— Start Supplied material —
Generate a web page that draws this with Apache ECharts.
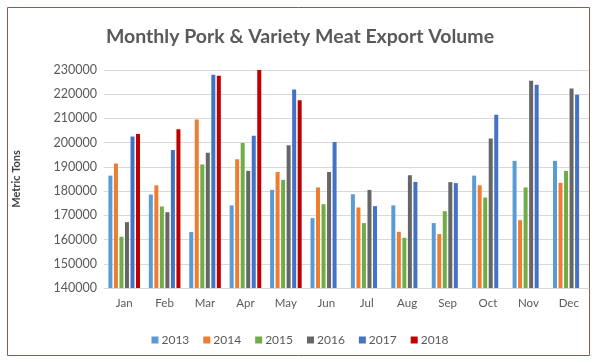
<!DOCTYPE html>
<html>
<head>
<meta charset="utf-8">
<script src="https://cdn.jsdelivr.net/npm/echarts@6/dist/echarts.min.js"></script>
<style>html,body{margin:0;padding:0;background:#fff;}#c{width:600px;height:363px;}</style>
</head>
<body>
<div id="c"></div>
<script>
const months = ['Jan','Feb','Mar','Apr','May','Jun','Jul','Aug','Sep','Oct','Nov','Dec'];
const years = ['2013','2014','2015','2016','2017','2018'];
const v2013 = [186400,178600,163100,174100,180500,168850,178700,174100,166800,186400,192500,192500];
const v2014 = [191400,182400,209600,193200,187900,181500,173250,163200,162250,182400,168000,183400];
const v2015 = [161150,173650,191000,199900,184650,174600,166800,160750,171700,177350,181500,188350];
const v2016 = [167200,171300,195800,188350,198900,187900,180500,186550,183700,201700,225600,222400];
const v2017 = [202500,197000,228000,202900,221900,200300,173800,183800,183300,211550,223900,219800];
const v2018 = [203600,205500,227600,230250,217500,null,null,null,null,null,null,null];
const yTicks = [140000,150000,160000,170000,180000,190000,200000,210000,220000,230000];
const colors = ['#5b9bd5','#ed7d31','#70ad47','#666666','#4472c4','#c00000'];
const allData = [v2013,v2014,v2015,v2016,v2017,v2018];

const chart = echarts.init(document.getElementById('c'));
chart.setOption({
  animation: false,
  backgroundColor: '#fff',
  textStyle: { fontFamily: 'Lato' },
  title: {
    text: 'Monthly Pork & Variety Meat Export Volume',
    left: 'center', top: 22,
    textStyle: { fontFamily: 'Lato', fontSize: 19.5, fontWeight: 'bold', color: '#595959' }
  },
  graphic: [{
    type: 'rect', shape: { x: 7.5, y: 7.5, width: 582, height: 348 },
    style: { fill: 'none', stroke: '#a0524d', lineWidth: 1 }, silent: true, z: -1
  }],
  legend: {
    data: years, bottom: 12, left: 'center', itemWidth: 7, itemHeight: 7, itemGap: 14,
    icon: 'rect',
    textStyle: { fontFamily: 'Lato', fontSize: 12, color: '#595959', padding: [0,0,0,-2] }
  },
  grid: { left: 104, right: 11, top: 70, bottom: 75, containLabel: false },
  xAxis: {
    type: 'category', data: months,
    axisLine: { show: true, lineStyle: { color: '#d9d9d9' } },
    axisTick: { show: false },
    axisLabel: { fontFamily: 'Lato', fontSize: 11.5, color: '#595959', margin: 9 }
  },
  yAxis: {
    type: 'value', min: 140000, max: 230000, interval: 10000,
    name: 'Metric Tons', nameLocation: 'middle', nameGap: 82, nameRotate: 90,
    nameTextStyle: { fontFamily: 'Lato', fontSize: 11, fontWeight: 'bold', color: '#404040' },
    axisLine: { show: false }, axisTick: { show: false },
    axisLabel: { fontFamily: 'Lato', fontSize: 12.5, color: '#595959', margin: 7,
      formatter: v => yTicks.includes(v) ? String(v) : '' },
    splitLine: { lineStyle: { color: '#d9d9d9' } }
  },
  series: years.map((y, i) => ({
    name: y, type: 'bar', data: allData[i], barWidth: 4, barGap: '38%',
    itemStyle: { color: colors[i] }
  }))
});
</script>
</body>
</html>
— End Supplied material —
| Exercise task |
Repeat, word for word and with no pictures, only the lines running from the beginning of the data to the line that contains "const allData = [v2013,v2014,v2015,v2016,v2017,v2018];".

| Solution |
Generate a web page that draws this with Apache ECharts.
<!DOCTYPE html>
<html>
<head>
<meta charset="utf-8">
<script src="https://cdn.jsdelivr.net/npm/echarts@6/dist/echarts.min.js"></script>
<style>html,body{margin:0;padding:0;background:#fff;}#c{width:600px;height:363px;}</style>
</head>
<body>
<div id="c"></div>
<script>
const months = ['Jan','Feb','Mar','Apr','May','Jun','Jul','Aug','Sep','Oct','Nov','Dec'];
const years = ['2013','2014','2015','2016','2017','2018'];
const v2013 = [186400,178600,163100,174100,180500,168850,178700,174100,166800,186400,192500,192500];
const v2014 = [191400,182400,209600,193200,187900,181500,173250,163200,162250,182400,168000,183400];
const v2015 = [161150,173650,191000,199900,184650,174600,166800,160750,171700,177350,181500,188350];
const v2016 = [167200,171300,195800,188350,198900,187900,180500,186550,183700,201700,225600,222400];
const v2017 = [202500,197000,228000,202900,221900,200300,173800,183800,183300,211550,223900,219800];
const v2018 = [203600,205500,227600,230250,217500,null,null,null,null,null,null,null];
const yTicks = [140000,150000,160000,170000,180000,190000,200000,210000,220000,230000];
const colors = ['#5b9bd5','#ed7d31','#70ad47','#666666','#4472c4','#c00000'];
const allData = [v2013,v2014,v2015,v2016,v2017,v2018];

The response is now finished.